__Task to carry out__. All pictures are to be skipped; retype only the lines from the top of the entries through the line with "Serif, Times New", both included.

__Code that draws figures__.
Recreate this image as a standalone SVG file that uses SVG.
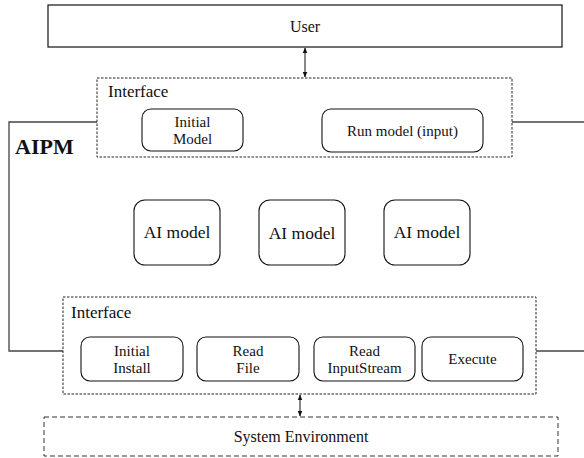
<svg xmlns="http://www.w3.org/2000/svg" width="584" height="458" viewBox="0 0 584 458">
<defs>
<style>
text{font-family:"Liberation Serif","Times New Roman","DejaVu Serif",serif;fill:#111;text-anchor:middle}
.box{fill:#fff;stroke:#111;stroke-width:1.2}
.rbox{fill:#fff;stroke:#111;stroke-width:1.1}
.dash{fill:none;stroke:#222;stroke-width:1;stroke-dasharray:2.5 1.5}
.dash2{fill:none;stroke:#333;stroke-width:1;stroke-dasharray:5 3}
.frame{fill:none;stroke:#444;stroke-width:1.3}
.conn{stroke:#111;stroke-width:1;fill:none;marker-start:url(#ah);marker-end:url(#ah)}
.lbl{font-size:15px}
.ai{font-size:17.5px}
.ifl{font-size:17px;text-anchor:start}
</style>
<marker id="ah" viewBox="0 0 10 10" refX="9" refY="5" markerWidth="6" markerHeight="6" orient="auto-start-reverse" markerUnits="userSpaceOnUse">
<path d="M0,1 L10,5 L0,9 z" fill="#111"/>
</marker>
</defs>
<rect width="584" height="458" fill="#fff"/>
<g font-family="Liberation Serif, Times New Roman, serif">

<g id="aipm-frame">
<path class="frame" d="M97,122 H9 V351 H63"/>
<path class="frame" d="M512,122 H584"/>
<path class="frame" d="M536,351 H584"/>
<text x="15" y="154" style="font-size:22px;font-weight:bold;text-anchor:start">AIPM</text>
</g>

<g id="user">
<rect class="box" x="48" y="5" width="514" height="42"/>
<text class="lbl" x="305" y="31.5" style="font-size:16px">User</text>
</g>

<g id="interface-top">
<rect class="dash" x="97" y="78" width="415" height="79"/>
<text class="ifl" x="108" y="97">Interface</text>
</g>
<g id="initial-model">
<rect class="rbox" x="142" y="109" width="101" height="42" rx="9"/>
<text class="lbl" x="192.5" y="126.5">Initial</text>
<text class="lbl" x="192.5" y="143.5">Model</text>
</g>
<g id="run-model">
<rect class="rbox" x="322" y="109" width="161" height="43" rx="9"/>
<text class="lbl" x="402.5" y="136">Run model (input)</text>
</g>

<g id="ai-model-1">
<rect class="rbox" x="134" y="200" width="86" height="65" rx="11"/>
<text class="ai" x="177" y="238">AI model</text>
</g>
<g id="ai-model-2">
<rect class="rbox" x="259" y="200" width="86" height="65" rx="11"/>
<text class="ai" x="302" y="239">AI model</text>
</g>
<g id="ai-model-3">
<rect class="rbox" x="384" y="200" width="86" height="65" rx="11"/>
<text class="ai" x="427" y="238">AI model</text>
</g>

<g id="interface-bottom">
<rect class="dash" x="63" y="297" width="473" height="97"/>
<text class="ifl" x="71" y="318">Interface</text>
</g>
<g id="initial-install">
<rect class="rbox" x="81" y="337" width="102" height="44" rx="9"/>
<text class="lbl" x="132" y="355.5">Initial</text>
<text class="lbl" x="132" y="372.5">Install</text>
</g>
<g id="read-file">
<rect class="rbox" x="197" y="337" width="102" height="44" rx="9"/>
<text class="lbl" x="248" y="355.5">Read</text>
<text class="lbl" x="248" y="372.5">File</text>
</g>
<g id="read-inputstream">
<rect class="rbox" x="314" y="337" width="101" height="44" rx="9"/>
<text class="lbl" x="364.5" y="355.5">Read</text>
<text class="lbl" x="364.5" y="372.5">InputStream</text>
</g>
<g id="execute">
<rect class="rbox" x="422" y="337" width="101" height="44" rx="9"/>
<text class="lbl" x="472.5" y="364">Execute</text>
</g>

<g id="system-environment">
<rect class="dash2" x="44" y="417" width="514" height="39"/>
<text x="301" y="442" style="font-size:16px">System Environment</text>
</g>

<g id="connectors">
<line class="conn" x1="305" y1="48" x2="305" y2="77"/>
<line class="conn" x1="300" y1="395" x2="300" y2="416"/>
</g>
</g>
</svg>
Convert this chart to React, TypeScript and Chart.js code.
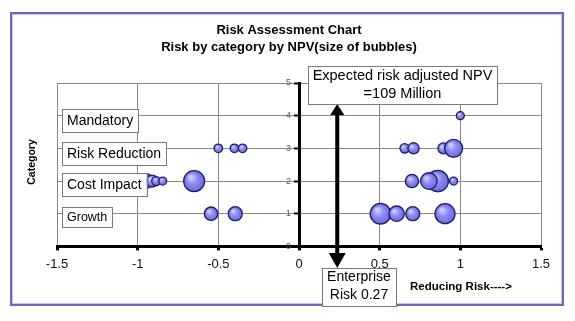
import React, { useEffect, useRef } from "react";
import { Chart, registerables } from "chart.js";

Chart.register(...registerables);

const FONT = "'Liberation Sans', Arial, sans-serif";

const TITLE_LINES = ["Risk Assessment Chart", "Risk by category by NPV(size of bubbles)"];
const X_TITLE = "Reducing Risk---->";
const Y_TITLE = "Category";

const CATEGORY_LABELS = ["Growth", "Cost Impact", "Risk Reduction", "Mandatory"];
const CATEGORY_VALUES = [1, 2, 3, 4];

// x = risk score, r = bubble radius (NPV size)
const GROWTH_X = [-0.545, -0.395, 0.505, 0.605, 0.705, 0.905];
const GROWTH_R = [6.7, 7, 10.3, 7.7, 7, 10];
const COST_IMPACT_X = [-0.95, -0.91, -0.885, -0.845, -0.65, 0.7, 0.86, 0.805, 0.958];
const COST_IMPACT_R = [7.5, 6, 4.5, 4, 10.5, 6.6, 10.7, 8.3, 4];
const RISK_REDUCTION_X = [-0.5, -0.4, -0.35, 0.655, 0.71, 0.895, 0.958];
const RISK_REDUCTION_R = [4.3, 4.3, 4.3, 4.7, 5.6, 5.5, 9];
const MANDATORY_X = [1.0];
const MANDATORY_R = [4];

const X_MIN = -1.5;
const X_MAX = 1.5;
const X_STEP = 0.5;
const Y_MIN = 0;
const Y_MAX = 5;
const Y_STEP = 1;
const Y_LABEL_OFFSET_X = -0.05;

const NPV_TEXT = ["Expected risk adjusted NPV", "=109 Million"];
const ENTERPRISE_TEXT = ["Enterprise", "Risk 0.27"];
const ENTERPRISE_RISK_X = 0.237;

const bubbleFill = (c: any) => {
  const raw = c.raw;
  const fallback = "#8282f0";
  if (!raw || c.type !== "data") return fallback;
  const ch = c.chart;
  const xs = ch.scales && ch.scales.x;
  const ys = ch.scales && ch.scales.y;
  if (!xs || !ys) return fallback;
  const px = xs.getPixelForValue(raw.x);
  const py = ys.getPixelForValue(raw.y);
  const r = raw.r;
  if (!isFinite(px) || !isFinite(py) || !isFinite(r) || r <= 0) return fallback;
  const g = ch.ctx.createRadialGradient(px - r * 0.35, py - r * 0.4, r * 0.1, px, py, r);
  g.addColorStop(0, "#cfcfff");
  g.addColorStop(0.45, "#8e8ef6");
  g.addColorStop(1, "#6a6adc");
  return g;
};

const drawBox = (ctx: CanvasRenderingContext2D, x: number, y: number, w: number, h: number) => {
  ctx.fillStyle = "#ffffff";
  ctx.fillRect(x, y, w, h);
  ctx.strokeStyle = "#7a7a7a";
  ctx.lineWidth = 1;
  ctx.strokeRect(Math.round(x) + 0.5, Math.round(y) + 0.5, Math.round(w), Math.round(h));
};

const decorPlugin = {
  id: "decor",
  beforeDraw(chart: any) {
    const ctx: CanvasRenderingContext2D = chart.ctx;
    ctx.save();
    ctx.fillStyle = "#ffffff";
    ctx.fillRect(0, 0, chart.width, chart.height);
    // outer frame
    ctx.strokeStyle = "#6a6abd";
    ctx.lineWidth = 2;
    ctx.strokeRect(11, 13, 552, 292);
    ctx.strokeStyle = "#c4c4ec";
    ctx.lineWidth = 1;
    ctx.strokeRect(12.5, 14.5, 549, 289);
    // titles
    ctx.fillStyle = "#000";
    ctx.font = `bold 13px ${FONT}`;
    ctx.textAlign = "center";
    ctx.textBaseline = "middle";
    ctx.fillText(TITLE_LINES[0], 289, 30);
    ctx.fillText(TITLE_LINES[1], 289, 47);
    // axis titles
    ctx.font = `bold 11.5px ${FONT}`;
    ctx.textAlign = "left";
    ctx.fillText(X_TITLE, 410, 287);
    ctx.save();
    ctx.translate(32, 162);
    ctx.rotate(-Math.PI / 2);
    ctx.textAlign = "center";
    ctx.font = `bold 10.5px ${FONT}`;
    ctx.fillText(Y_TITLE, 0, 0);
    ctx.restore();
    ctx.restore();
  },
  afterDatasetsDraw(chart: any) {
    const ctx: CanvasRenderingContext2D = chart.ctx;
    const xs = chart.scales.x;
    const ys = chart.scales.y;
    ctx.save();
    ctx.textBaseline = "middle";
    ctx.textAlign = "left";
    // category label boxes
    CATEGORY_LABELS.forEach((label, i) => {
      const small = label === "Growth";
      const fs = small ? 12.5 : 14;
      ctx.font = `${fs}px ${FONT}`;
      const tw = ctx.measureText(label).width;
      const cy = ys.getPixelForValue(CATEGORY_VALUES[i]) + (i < 2 ? 3.5 : 5);
      const h = small ? 20 : 23;
      const bx = xs.getPixelForValue(X_MIN) + 5;
      drawBox(ctx, bx, cy - h / 2, tw + 10, h);
      ctx.fillStyle = "#000";
      ctx.fillText(label, bx + 5, cy + 0.5);
    });

    // arrow
    const ax = xs.getPixelForValue(ENTERPRISE_RISK_X);
    ctx.fillStyle = "#000";
    ctx.fillRect(ax - 2, 110, 4, 145);
    ctx.beginPath();
    ctx.moveTo(ax, 104);
    ctx.lineTo(ax - 7, 115);
    ctx.lineTo(ax + 7, 115);
    ctx.closePath();
    ctx.fill();
    ctx.beginPath();
    ctx.moveTo(ax - 8.5, 253);
    ctx.lineTo(ax + 8.5, 253);
    ctx.lineTo(ax, 268);
    ctx.closePath();
    ctx.fill();

    // NPV box
    ctx.font = `14.5px ${FONT}`;
    ctx.textAlign = "center";
    drawBox(ctx, 308, 66, 189, 38);
    ctx.fillStyle = "#000";
    ctx.fillText(NPV_TEXT[0], 402.5, 76);
    ctx.fillText(NPV_TEXT[1], 402.5, 94);

    // Enterprise box
    ctx.font = `14px ${FONT}`;
    drawBox(ctx, 322, 268, 74, 38);
    ctx.fillStyle = "#000";
    ctx.fillText(ENTERPRISE_TEXT[0], 359, 277);
    ctx.fillText(ENTERPRISE_TEXT[1], 359, 295);
    ctx.restore();
  },
};

const makePoints = (xsArr: number[], rsArr: number[], yVal: number) =>
  xsArr.map((x, i) => ({ x, y: yVal, r: rsArr[i] }));

const hideZero = (c: any) => (c.tick && c.tick.value === 0 ? "rgba(0,0,0,0)" : "#8a8a8a");

export default function App() {
  const ref = useRef<HTMLCanvasElement>(null);
  useEffect(() => {
    document.body.style.margin = "0";
    const canvas = ref.current!;
    const style = {
      backgroundColor: bubbleFill,
      borderColor: "#1e1e6a",
      borderWidth: 1.3,
    };
    const datasets = [
      { label: CATEGORY_LABELS[0], data: makePoints(GROWTH_X, GROWTH_R, CATEGORY_VALUES[0]), ...style },
      { label: CATEGORY_LABELS[1], data: makePoints(COST_IMPACT_X, COST_IMPACT_R, CATEGORY_VALUES[1]), ...style },
      { label: CATEGORY_LABELS[2], data: makePoints(RISK_REDUCTION_X, RISK_REDUCTION_R, CATEGORY_VALUES[2]), ...style },
      { label: CATEGORY_LABELS[3], data: makePoints(MANDATORY_X, MANDATORY_R, CATEGORY_VALUES[3]), ...style },
    ];
    const chart = new Chart(canvas, {
      type: "bubble",
      data: { datasets } as any,
      options: {
        animation: false,
        responsive: false,
        devicePixelRatio: 1,
        layout: { padding: { left: 57, right: 34, top: 83, bottom: 43 } },
        plugins: {
          legend: { display: false },
          tooltip: { enabled: false },
          title: { display: false },
        },
        scales: {
          x: {
            type: "linear",
            position: "bottom",
            min: X_MIN,
            max: X_MAX,
            ticks: {
              stepSize: X_STEP,
              padding: 6,
              color: "#111",
              font: { family: FONT, size: 13 },
              callback: (v: any) => String(v),
            },
            grid: {
              color: hideZero,
              lineWidth: 1,
              tickLength: 4,
              tickColor: "#000",
              tickWidth: 3,
            },
            border: { color: "#000", width: 3 },
          },
          y: {
            type: "linear",
            position: { x: 0 } as any,
            min: Y_MIN,
            max: Y_MAX,
            ticks: { stepSize: Y_STEP, display: false },
            grid: {
              color: hideZero,
              lineWidth: 1,
              tickLength: 4,
              tickColor: "#000",
              tickWidth: 2,
            },
            border: { color: "#000", width: 3 },
          },
          yLabels: {
            type: "linear",
            axis: "y",
            position: { x: Y_LABEL_OFFSET_X } as any,
            min: Y_MIN,
            max: Y_MAX,
            ticks: {
              stepSize: Y_STEP,
              color: "#555",
              font: { family: FONT, size: 9 },
            },
            grid: { display: false },
            border: { display: false },
          },
        },
      } as any,
      plugins: [decorPlugin],
    });
    return () => chart.destroy();
  }, []);
  return (
    <div style={{ width: 575, height: 321 }}>
      <canvas ref={ref} width={575} height={321} style={{ display: "block" }} />
    </div>
  );
}
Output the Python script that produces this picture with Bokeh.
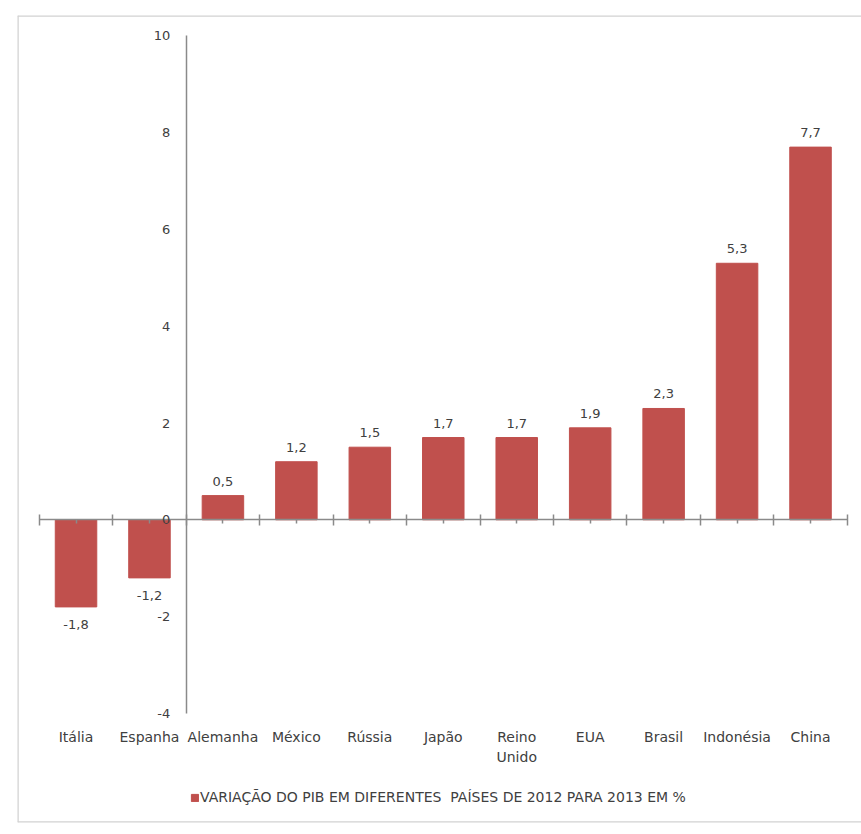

__Solution to the exercise__.
Recreate this image as a standalone SVG file that uses SVG.
<svg xmlns="http://www.w3.org/2000/svg" width="584" height="458" viewBox="0 0 584 458">
<defs>
<style>
text{font-family:"Liberation Serif","Times New Roman","DejaVu Serif",serif;fill:#111;text-anchor:middle}
.box{fill:#fff;stroke:#111;stroke-width:1.2}
.rbox{fill:#fff;stroke:#111;stroke-width:1.1}
.dash{fill:none;stroke:#222;stroke-width:1;stroke-dasharray:2.5 1.5}
.dash2{fill:none;stroke:#333;stroke-width:1;stroke-dasharray:5 3}
.frame{fill:none;stroke:#444;stroke-width:1.3}
.conn{stroke:#111;stroke-width:1;fill:none;marker-start:url(#ah);marker-end:url(#ah)}
.lbl{font-size:15px}
.ai{font-size:17.5px}
.ifl{font-size:17px;text-anchor:start}
</style>
<marker id="ah" viewBox="0 0 10 10" refX="9" refY="5" markerWidth="6" markerHeight="6" orient="auto-start-reverse" markerUnits="userSpaceOnUse">
<path d="M0,1 L10,5 L0,9 z" fill="#111"/>
</marker>
</defs>
<rect width="584" height="458" fill="#fff"/>
<g font-family="Liberation Serif, Times New Roman, serif">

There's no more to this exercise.